Here are the steps of an induction proof.
Colored 1 Line Map
Colored 2 Line Map
If you draw 1 line on the page, you color one side red and one side blue.
If you draw 2 lines on the page which cross, you color the 4 regions clockwise red, blue, red, blue.
If they don't cross, there are 3 regions colored red, blue, red.
Colored k Line Map
Add (k+1)-st Line
Flip Colors Below (k+1)-st Line
If you have already drawn k lines and colored the map with just 2 colors, what happens when you add the (k+1)-st line?
On each side of the new line everything is still properly colored with just 2 colors, but along the new line everything is wrong. Whenever the new line pass through a region, it splits it into 2 regions which now have the same color on both sides of this new edge.
However, if you flip the color of ALL the regions on ONE side of the new line, then everything is still properly colored on each side of the new line, but now everything is also properly colored across the new line!
If you continue in this manner: adding new lines and flipping all colors on one side of the new line, you will be able to color a map made with any number of lines with just 2 colors.
Notice that there was no mention of the word "induction" anywhere in this proof, no definition of an abstract statement P(n) with an initiallization step P(1) and an induction step P(k) ⇒ P(k+1). At this age, the students do not need that level of abstraction. However, at the end you can and should tell them that this type of proof (doing it in steps) is called "Proof by Induction".
And here are the answers to the final two questions:
Map Requiring 3 Colors
Map with Curves
Why can't every map be colored with just 2 colors?
Because we require every line to be drawn all the way across the page.

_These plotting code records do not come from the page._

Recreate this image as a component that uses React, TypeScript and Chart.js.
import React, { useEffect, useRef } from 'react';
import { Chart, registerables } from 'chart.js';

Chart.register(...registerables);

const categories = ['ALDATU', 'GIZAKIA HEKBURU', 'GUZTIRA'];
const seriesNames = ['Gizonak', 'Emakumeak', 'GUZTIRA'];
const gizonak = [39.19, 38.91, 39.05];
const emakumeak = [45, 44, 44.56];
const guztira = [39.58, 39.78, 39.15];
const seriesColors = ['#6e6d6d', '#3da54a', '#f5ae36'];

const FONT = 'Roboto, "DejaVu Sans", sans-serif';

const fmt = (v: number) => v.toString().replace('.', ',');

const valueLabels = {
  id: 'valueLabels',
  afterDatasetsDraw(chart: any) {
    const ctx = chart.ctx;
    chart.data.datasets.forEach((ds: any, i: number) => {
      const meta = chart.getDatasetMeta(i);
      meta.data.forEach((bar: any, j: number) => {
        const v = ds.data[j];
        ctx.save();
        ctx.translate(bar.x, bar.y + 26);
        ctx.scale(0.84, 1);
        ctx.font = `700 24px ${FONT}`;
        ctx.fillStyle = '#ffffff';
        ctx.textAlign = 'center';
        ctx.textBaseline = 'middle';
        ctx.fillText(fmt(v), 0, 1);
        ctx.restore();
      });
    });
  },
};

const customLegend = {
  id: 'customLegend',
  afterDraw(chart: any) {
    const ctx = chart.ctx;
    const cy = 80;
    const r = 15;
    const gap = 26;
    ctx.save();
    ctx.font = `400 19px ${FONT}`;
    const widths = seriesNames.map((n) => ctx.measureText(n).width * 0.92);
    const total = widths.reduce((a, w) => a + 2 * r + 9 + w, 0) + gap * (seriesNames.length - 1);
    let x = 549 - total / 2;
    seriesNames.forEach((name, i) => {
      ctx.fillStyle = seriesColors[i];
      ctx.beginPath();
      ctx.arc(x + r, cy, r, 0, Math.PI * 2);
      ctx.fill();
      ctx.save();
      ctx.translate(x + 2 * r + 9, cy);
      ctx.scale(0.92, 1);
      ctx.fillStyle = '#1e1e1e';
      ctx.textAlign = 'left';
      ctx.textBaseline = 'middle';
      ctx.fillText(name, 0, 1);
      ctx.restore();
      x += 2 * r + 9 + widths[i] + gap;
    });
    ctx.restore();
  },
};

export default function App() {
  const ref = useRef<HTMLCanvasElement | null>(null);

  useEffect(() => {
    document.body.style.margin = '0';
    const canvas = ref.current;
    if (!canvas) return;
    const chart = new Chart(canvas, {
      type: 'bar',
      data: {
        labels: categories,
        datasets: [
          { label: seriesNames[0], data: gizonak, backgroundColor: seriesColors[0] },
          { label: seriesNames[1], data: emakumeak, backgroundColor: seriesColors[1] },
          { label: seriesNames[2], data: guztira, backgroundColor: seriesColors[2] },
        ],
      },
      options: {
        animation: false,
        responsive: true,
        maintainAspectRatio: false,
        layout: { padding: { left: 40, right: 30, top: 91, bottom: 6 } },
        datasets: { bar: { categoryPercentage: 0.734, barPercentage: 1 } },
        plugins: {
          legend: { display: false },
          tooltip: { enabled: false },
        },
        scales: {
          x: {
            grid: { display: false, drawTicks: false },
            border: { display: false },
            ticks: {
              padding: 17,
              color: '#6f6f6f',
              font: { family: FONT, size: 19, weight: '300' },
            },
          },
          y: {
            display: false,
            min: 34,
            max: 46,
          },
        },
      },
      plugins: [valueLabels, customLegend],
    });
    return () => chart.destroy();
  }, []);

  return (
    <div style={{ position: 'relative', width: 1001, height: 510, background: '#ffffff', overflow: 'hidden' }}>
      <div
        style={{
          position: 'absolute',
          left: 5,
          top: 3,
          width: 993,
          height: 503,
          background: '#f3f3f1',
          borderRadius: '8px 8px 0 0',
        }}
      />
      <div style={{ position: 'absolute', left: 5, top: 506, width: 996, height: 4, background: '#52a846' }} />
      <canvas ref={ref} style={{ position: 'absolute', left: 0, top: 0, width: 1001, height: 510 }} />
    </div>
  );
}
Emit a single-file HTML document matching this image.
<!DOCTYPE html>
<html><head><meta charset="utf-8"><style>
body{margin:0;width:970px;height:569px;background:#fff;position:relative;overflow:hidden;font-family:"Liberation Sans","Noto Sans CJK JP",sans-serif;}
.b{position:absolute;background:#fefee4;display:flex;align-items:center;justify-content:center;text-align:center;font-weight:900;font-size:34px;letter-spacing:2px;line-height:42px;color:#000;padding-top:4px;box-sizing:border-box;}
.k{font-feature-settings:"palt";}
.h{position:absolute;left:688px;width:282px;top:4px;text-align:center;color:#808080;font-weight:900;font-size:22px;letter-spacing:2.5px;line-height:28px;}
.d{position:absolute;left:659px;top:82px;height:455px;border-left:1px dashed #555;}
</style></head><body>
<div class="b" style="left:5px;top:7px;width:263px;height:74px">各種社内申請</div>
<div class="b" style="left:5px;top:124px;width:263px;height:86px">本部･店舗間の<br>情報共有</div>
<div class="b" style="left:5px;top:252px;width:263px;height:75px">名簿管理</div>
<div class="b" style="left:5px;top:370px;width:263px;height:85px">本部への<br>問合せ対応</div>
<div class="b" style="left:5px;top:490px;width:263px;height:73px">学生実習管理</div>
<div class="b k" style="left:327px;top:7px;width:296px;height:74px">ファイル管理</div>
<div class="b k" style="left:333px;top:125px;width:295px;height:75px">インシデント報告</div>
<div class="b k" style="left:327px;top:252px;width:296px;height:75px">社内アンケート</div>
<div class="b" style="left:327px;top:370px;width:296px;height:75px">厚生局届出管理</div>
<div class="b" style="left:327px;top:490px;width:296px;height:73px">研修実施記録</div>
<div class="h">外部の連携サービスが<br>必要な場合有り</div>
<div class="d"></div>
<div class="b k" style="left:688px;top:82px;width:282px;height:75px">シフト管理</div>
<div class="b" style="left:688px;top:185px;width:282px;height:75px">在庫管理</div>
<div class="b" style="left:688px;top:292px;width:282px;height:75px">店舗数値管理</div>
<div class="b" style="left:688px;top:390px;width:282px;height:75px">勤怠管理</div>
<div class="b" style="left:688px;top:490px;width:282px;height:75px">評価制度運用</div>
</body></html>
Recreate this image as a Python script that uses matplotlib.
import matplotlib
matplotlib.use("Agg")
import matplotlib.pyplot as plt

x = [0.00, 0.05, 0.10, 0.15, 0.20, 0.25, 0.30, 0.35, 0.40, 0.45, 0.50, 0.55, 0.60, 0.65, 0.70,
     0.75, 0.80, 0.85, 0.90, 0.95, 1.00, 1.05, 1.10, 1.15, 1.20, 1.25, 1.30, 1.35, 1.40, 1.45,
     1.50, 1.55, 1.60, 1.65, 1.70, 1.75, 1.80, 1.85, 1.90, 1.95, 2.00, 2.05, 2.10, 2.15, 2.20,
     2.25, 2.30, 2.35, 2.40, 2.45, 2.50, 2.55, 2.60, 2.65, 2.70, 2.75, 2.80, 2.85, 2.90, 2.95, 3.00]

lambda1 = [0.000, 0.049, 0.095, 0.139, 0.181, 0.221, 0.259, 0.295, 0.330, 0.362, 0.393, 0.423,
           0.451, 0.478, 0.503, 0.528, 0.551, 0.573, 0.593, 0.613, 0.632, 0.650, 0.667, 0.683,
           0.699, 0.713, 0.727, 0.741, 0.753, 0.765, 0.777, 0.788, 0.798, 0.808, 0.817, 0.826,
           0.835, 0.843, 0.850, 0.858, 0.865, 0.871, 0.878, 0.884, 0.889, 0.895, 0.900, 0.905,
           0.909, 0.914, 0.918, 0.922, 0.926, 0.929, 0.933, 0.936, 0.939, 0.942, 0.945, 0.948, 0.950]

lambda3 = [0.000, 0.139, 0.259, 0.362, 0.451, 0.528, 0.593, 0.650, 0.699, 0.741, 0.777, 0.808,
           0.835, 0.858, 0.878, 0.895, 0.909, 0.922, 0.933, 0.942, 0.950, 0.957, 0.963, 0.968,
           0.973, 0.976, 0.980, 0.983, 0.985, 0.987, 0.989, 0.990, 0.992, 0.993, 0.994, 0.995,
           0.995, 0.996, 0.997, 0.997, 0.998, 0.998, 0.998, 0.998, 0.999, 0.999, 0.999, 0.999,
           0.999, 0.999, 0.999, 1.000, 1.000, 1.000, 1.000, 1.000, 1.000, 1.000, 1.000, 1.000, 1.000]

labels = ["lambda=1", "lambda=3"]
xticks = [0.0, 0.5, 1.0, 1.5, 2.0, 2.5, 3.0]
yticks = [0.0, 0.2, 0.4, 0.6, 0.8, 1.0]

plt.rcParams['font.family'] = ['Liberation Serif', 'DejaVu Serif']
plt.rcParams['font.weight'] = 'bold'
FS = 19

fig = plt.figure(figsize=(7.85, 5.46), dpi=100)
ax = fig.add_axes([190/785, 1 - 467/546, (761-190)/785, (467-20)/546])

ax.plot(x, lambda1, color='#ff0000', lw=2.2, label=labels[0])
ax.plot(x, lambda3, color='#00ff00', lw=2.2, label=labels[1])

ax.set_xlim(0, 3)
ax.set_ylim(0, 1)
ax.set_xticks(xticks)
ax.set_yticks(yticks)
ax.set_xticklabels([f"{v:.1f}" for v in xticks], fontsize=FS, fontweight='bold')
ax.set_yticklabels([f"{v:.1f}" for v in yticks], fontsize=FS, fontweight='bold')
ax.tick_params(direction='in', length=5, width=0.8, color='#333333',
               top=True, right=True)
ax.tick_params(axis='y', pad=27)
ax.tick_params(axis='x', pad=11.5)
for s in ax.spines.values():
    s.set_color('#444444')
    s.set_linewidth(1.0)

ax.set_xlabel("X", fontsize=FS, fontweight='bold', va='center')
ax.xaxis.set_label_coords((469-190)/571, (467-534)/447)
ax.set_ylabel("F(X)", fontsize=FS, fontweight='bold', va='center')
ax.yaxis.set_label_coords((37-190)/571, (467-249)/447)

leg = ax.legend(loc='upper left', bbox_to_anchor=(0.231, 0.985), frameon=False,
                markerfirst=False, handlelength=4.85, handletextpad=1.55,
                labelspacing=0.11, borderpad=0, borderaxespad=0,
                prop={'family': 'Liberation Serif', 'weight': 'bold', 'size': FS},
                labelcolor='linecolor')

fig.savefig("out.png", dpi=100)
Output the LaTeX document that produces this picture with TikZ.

If we allowed a line to stop in the middle of the paper with its end on some other line, then you would need 3 colors to color the regions surrounding that endpoint.
Do the lines need to be straight?
No, as long as the wiggly lines go all the way across the page, it still splits the page into two parts and we can flip the colors of all regions on one side.
Summary
Notice that while looking at the US map the students prove that it cannot be colored by just 3 colors, but while looking at their own map they prove it can always be colored by 2 colors. One is a proof that something can never be done and the other is a proof that something can always be done.